Aim of the task: Extract word for word the lines of the listing from its start to the line holding "plt.rcParams['font.family'] = 'Liberation", both ends kept; pictures are not part of the copy.
** BEGIN Dataset content **
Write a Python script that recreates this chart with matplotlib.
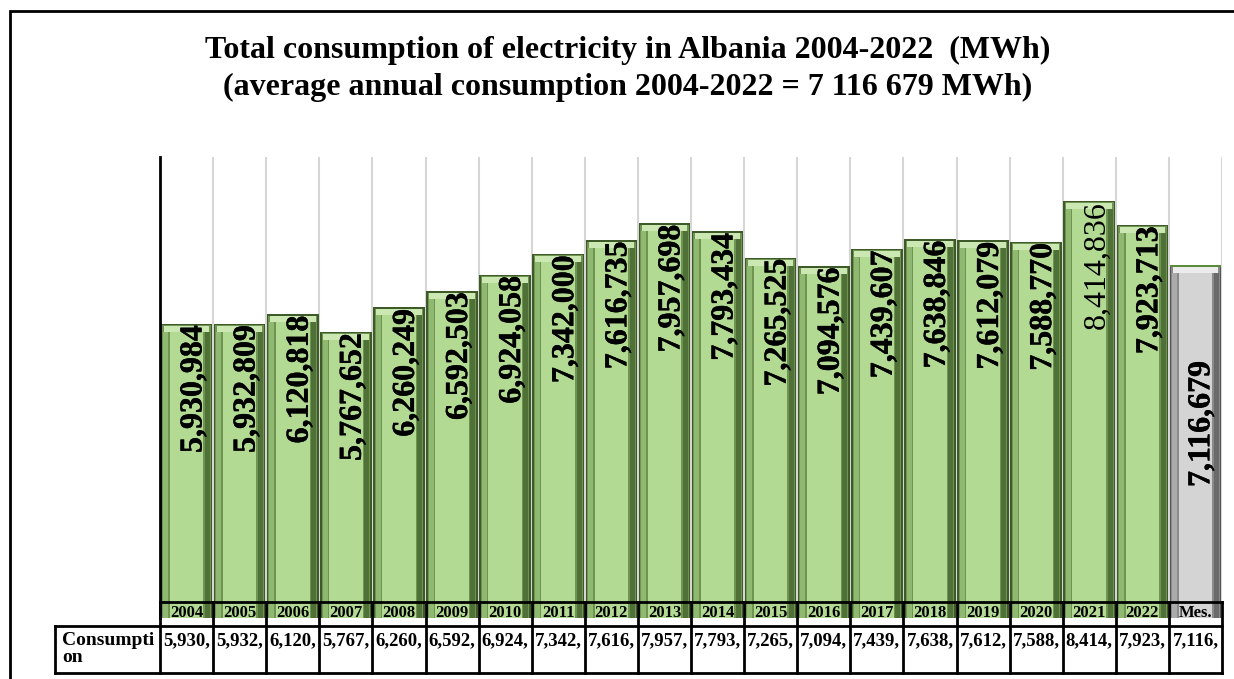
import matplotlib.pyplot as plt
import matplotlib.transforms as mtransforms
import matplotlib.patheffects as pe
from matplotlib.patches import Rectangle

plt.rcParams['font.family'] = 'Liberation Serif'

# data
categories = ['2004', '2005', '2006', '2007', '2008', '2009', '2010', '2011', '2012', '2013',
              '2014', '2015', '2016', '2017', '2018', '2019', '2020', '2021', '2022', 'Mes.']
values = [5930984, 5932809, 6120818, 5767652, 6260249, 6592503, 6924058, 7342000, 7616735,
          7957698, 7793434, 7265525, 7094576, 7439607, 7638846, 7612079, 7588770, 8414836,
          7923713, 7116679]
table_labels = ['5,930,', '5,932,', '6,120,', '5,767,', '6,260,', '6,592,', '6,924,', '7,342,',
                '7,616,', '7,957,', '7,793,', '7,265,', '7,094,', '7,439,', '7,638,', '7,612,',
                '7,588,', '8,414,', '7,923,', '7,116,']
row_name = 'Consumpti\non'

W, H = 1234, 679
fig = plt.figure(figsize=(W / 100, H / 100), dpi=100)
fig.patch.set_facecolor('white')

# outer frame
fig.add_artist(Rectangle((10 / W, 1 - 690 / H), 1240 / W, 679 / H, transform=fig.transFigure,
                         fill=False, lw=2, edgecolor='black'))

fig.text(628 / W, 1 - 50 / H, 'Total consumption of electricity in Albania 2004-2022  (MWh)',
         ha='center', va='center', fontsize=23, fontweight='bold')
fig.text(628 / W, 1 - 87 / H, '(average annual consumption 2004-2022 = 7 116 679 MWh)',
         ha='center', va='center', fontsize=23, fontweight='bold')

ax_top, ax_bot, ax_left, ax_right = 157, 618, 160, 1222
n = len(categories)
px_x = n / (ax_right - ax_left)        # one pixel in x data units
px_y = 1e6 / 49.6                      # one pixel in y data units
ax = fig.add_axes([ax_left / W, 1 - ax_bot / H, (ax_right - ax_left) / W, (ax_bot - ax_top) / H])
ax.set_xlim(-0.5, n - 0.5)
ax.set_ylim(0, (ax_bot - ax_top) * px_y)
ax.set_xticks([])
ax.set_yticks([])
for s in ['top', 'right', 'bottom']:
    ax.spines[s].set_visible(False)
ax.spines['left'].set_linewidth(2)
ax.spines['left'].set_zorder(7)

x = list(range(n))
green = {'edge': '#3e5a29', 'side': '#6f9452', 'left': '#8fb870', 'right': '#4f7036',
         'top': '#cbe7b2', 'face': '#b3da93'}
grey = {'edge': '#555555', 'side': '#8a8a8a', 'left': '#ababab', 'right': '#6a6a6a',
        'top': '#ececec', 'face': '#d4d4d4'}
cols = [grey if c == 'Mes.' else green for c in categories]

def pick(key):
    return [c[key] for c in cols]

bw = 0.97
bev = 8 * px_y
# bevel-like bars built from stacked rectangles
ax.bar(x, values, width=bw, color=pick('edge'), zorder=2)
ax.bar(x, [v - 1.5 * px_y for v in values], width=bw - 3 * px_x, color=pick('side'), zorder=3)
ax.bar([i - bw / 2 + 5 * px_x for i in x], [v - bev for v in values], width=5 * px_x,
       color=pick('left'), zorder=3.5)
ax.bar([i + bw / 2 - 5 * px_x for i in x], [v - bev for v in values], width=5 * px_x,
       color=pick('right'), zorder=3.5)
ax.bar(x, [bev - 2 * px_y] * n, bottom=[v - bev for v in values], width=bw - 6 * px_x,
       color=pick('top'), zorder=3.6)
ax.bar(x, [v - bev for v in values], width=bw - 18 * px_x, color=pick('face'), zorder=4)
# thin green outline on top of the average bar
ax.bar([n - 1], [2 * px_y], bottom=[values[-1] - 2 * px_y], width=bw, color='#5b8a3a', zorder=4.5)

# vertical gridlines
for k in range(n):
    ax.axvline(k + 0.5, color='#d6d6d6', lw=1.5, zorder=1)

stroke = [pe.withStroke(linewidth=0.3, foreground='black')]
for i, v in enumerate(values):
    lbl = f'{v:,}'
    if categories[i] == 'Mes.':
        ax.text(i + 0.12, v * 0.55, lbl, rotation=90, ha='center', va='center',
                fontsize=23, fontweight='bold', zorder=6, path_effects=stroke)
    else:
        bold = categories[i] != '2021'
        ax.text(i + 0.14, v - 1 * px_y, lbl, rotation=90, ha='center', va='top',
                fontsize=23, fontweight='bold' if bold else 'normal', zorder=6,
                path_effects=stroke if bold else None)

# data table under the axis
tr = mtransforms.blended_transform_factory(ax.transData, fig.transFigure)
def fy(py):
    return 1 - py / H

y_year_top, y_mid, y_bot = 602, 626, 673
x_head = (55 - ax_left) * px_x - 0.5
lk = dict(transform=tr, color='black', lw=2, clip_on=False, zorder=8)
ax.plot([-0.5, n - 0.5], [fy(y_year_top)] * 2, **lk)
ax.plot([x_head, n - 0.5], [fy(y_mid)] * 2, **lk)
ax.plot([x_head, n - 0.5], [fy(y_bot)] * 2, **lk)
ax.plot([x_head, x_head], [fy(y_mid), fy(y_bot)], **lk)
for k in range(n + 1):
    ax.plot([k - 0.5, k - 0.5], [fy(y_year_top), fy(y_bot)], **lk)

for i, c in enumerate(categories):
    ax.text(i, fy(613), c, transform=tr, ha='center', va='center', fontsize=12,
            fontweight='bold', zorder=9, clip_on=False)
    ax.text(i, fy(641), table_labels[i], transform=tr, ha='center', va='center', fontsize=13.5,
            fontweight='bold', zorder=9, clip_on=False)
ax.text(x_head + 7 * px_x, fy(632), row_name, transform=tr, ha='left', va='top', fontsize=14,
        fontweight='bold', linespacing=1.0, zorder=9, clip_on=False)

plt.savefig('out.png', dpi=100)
** END Dataset content **
Answer below:
Write a Python script that recreates this chart with matplotlib.
import matplotlib.pyplot as plt
import matplotlib.transforms as mtransforms
import matplotlib.patheffects as pe
from matplotlib.patches import Rectangle

plt.rcParams['font.family'] = 'Liberation Serif'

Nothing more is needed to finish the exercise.